§ **STATED GOAL**: Locate each line with the string "this" in the listing below and copy it.

▼

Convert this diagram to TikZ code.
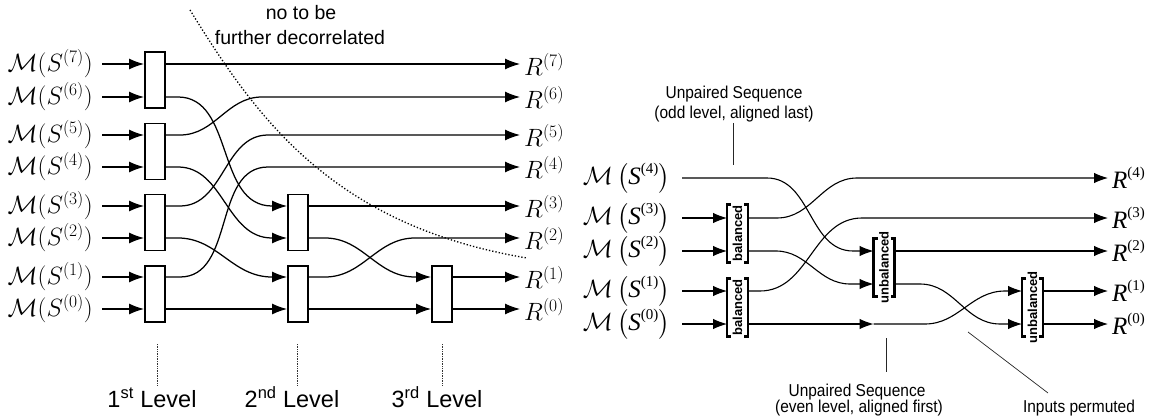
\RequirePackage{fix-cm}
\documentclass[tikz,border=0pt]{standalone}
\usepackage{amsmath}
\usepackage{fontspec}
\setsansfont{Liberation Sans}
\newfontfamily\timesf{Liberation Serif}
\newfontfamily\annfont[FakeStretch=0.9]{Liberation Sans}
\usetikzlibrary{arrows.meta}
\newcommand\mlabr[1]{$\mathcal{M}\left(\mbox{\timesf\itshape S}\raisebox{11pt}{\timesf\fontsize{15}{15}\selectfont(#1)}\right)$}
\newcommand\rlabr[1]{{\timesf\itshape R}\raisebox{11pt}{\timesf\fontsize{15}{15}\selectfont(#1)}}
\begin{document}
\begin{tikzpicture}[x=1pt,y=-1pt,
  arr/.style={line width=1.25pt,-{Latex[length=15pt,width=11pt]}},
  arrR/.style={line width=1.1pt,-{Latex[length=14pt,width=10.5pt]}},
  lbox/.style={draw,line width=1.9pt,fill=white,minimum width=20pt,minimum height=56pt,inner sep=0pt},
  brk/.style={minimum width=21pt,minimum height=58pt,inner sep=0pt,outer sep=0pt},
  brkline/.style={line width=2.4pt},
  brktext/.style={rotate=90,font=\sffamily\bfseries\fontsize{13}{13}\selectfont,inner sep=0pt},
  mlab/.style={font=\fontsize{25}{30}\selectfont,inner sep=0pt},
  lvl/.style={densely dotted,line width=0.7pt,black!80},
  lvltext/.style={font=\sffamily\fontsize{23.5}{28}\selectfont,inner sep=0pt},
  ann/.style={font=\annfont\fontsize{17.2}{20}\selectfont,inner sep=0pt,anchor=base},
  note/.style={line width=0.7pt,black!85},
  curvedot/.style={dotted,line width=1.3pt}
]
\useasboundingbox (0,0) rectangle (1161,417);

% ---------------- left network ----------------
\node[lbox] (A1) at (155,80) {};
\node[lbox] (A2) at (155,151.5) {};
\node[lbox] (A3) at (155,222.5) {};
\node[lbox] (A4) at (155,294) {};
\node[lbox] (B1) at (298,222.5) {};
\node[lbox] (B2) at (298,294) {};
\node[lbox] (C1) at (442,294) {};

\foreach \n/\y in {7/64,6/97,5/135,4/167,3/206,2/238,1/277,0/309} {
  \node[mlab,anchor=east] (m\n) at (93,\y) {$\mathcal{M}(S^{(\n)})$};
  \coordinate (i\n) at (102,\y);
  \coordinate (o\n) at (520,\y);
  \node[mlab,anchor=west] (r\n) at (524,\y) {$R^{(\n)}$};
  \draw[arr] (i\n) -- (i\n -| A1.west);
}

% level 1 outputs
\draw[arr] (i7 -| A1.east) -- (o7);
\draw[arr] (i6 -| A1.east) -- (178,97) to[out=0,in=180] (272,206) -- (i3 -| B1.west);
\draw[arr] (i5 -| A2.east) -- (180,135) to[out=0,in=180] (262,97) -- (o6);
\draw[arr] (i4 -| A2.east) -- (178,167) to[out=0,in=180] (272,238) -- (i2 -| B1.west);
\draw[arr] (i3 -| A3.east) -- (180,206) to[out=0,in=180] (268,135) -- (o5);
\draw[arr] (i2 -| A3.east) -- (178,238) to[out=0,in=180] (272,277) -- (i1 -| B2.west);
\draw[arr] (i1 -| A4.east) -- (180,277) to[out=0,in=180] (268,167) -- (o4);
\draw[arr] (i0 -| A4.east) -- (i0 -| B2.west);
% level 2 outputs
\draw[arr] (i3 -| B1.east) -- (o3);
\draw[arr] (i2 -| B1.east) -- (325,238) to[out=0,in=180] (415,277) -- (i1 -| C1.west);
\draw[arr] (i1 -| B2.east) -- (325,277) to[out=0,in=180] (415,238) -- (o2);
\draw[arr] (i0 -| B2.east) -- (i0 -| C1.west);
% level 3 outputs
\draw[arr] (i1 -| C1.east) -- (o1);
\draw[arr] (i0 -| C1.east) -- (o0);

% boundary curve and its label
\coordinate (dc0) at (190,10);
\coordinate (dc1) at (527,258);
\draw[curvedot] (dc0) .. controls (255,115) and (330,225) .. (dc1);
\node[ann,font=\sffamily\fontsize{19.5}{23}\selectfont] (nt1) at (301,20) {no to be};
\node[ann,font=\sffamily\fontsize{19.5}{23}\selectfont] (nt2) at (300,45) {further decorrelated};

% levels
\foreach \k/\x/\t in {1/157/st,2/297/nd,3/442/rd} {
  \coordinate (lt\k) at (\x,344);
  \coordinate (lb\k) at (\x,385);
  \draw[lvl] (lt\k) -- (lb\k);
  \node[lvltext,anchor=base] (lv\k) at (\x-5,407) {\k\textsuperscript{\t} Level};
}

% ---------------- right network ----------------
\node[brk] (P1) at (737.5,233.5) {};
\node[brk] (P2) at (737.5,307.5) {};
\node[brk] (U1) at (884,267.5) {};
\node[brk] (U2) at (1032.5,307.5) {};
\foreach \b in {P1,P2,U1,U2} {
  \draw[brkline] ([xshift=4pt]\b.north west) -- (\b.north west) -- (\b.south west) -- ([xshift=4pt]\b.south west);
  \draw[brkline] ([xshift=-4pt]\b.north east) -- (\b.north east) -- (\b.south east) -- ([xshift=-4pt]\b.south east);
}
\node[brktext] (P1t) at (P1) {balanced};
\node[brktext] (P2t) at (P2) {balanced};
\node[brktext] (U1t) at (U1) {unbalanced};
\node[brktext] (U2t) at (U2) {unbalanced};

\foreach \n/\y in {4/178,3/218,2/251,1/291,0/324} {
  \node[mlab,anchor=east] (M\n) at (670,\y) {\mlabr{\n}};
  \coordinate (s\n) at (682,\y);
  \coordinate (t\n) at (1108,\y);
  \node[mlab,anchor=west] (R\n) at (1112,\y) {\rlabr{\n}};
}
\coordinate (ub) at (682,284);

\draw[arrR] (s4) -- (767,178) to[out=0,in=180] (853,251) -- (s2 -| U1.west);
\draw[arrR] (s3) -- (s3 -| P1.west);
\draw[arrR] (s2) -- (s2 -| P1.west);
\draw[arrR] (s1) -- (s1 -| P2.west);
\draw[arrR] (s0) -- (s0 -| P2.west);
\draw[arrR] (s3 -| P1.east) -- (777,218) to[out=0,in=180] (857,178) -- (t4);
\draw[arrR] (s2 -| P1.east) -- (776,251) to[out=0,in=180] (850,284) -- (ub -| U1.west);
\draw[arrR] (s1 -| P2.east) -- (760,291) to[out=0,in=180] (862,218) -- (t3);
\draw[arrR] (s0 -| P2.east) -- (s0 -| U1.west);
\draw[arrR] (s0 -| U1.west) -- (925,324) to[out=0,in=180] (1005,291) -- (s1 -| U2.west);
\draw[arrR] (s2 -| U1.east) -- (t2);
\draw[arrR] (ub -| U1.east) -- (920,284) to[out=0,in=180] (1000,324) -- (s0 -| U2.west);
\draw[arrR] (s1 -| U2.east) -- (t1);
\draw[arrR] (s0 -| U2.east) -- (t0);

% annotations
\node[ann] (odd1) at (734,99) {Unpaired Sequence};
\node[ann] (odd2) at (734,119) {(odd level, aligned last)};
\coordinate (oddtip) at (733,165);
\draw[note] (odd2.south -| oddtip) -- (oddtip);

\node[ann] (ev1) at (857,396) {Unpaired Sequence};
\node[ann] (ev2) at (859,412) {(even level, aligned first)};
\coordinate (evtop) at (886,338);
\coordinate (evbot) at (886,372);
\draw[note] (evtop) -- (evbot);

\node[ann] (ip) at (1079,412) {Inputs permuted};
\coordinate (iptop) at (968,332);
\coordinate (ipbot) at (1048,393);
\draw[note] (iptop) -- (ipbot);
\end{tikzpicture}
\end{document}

▲
▼

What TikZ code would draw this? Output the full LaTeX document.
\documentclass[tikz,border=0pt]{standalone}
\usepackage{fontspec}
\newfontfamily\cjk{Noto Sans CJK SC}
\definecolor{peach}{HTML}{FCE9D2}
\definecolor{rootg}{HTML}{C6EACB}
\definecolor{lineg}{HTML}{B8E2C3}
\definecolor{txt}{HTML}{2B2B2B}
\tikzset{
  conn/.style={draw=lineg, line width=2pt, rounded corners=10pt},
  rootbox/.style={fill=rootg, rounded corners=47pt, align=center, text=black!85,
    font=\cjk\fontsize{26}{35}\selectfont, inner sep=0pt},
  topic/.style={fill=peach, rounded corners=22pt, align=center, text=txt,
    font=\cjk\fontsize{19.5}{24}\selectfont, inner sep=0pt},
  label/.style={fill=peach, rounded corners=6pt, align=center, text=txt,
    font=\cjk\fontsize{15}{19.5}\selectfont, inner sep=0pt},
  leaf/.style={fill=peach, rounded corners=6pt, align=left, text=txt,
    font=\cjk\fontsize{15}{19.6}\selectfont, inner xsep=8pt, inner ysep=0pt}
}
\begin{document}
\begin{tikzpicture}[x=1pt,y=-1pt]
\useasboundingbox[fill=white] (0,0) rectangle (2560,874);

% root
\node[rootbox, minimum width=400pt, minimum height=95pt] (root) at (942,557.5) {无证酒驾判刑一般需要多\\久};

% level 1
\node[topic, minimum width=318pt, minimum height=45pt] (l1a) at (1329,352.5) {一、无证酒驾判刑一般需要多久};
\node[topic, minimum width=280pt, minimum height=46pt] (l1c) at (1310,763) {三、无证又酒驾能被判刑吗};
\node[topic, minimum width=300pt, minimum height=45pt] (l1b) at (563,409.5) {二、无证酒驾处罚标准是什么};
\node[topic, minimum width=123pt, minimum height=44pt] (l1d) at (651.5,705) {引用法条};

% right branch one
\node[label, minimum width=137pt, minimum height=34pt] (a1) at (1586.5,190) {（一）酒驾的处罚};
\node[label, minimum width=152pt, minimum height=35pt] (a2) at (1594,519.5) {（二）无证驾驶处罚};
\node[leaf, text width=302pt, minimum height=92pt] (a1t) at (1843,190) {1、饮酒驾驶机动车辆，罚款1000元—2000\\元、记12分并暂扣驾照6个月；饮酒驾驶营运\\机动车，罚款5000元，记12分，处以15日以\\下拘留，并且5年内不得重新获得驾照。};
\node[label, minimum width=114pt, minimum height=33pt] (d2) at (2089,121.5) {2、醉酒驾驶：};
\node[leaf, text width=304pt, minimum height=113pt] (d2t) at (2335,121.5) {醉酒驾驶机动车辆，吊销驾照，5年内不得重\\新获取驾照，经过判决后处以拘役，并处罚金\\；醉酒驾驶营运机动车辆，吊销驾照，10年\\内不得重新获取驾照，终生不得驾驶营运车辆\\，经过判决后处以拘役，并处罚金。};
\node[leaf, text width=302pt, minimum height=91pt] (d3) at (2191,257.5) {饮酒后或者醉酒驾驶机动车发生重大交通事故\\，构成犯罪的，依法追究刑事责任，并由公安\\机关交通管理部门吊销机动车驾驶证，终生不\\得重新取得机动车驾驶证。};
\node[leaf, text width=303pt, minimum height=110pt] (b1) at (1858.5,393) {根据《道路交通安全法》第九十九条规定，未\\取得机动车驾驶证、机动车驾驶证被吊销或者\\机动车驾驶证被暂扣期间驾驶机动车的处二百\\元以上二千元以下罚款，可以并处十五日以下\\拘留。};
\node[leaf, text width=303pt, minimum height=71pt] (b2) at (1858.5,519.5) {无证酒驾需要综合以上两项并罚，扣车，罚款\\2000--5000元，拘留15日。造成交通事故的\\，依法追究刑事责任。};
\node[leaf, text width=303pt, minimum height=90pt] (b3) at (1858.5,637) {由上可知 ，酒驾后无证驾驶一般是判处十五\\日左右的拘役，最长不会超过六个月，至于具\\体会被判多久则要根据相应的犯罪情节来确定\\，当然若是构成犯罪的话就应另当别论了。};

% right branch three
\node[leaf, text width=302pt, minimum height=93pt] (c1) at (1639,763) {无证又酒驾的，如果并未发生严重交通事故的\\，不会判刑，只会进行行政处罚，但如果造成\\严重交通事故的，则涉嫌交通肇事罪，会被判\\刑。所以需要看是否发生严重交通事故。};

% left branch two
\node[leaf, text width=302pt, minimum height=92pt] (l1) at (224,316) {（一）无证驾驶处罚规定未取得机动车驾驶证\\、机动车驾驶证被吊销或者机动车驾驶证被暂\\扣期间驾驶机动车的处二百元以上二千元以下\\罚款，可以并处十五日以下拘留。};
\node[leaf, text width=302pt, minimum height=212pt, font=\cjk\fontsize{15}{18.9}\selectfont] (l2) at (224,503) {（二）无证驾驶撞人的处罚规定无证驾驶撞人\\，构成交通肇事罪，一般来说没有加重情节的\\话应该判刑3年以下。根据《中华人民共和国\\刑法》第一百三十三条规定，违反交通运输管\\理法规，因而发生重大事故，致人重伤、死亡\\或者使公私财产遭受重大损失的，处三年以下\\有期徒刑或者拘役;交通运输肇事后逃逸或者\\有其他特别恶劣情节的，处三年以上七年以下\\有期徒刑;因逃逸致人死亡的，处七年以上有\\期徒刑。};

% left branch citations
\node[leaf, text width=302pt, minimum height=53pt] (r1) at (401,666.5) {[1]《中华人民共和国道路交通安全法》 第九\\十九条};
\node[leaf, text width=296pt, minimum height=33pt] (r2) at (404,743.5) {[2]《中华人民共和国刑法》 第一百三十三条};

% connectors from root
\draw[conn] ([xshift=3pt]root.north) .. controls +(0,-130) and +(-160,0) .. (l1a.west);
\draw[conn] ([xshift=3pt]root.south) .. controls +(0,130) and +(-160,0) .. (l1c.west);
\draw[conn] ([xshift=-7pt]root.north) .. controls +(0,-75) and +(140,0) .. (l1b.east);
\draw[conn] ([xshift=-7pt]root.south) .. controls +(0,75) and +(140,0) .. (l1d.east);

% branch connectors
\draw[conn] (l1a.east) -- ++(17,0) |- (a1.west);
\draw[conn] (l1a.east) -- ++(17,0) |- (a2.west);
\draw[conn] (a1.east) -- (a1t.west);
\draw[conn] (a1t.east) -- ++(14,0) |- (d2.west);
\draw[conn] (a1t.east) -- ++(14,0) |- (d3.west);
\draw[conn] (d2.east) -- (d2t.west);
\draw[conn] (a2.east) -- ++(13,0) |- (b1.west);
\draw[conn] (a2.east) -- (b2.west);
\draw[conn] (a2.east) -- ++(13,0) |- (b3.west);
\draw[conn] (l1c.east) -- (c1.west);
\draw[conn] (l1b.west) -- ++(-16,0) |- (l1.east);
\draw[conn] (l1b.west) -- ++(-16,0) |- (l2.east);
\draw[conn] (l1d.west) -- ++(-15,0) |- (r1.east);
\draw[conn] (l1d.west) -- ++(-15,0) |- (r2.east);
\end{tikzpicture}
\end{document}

▲

§ **EXERCISE RESPONSE**:
Convert this diagram to TikZ code.
What TikZ code would draw this? Output the full LaTeX document.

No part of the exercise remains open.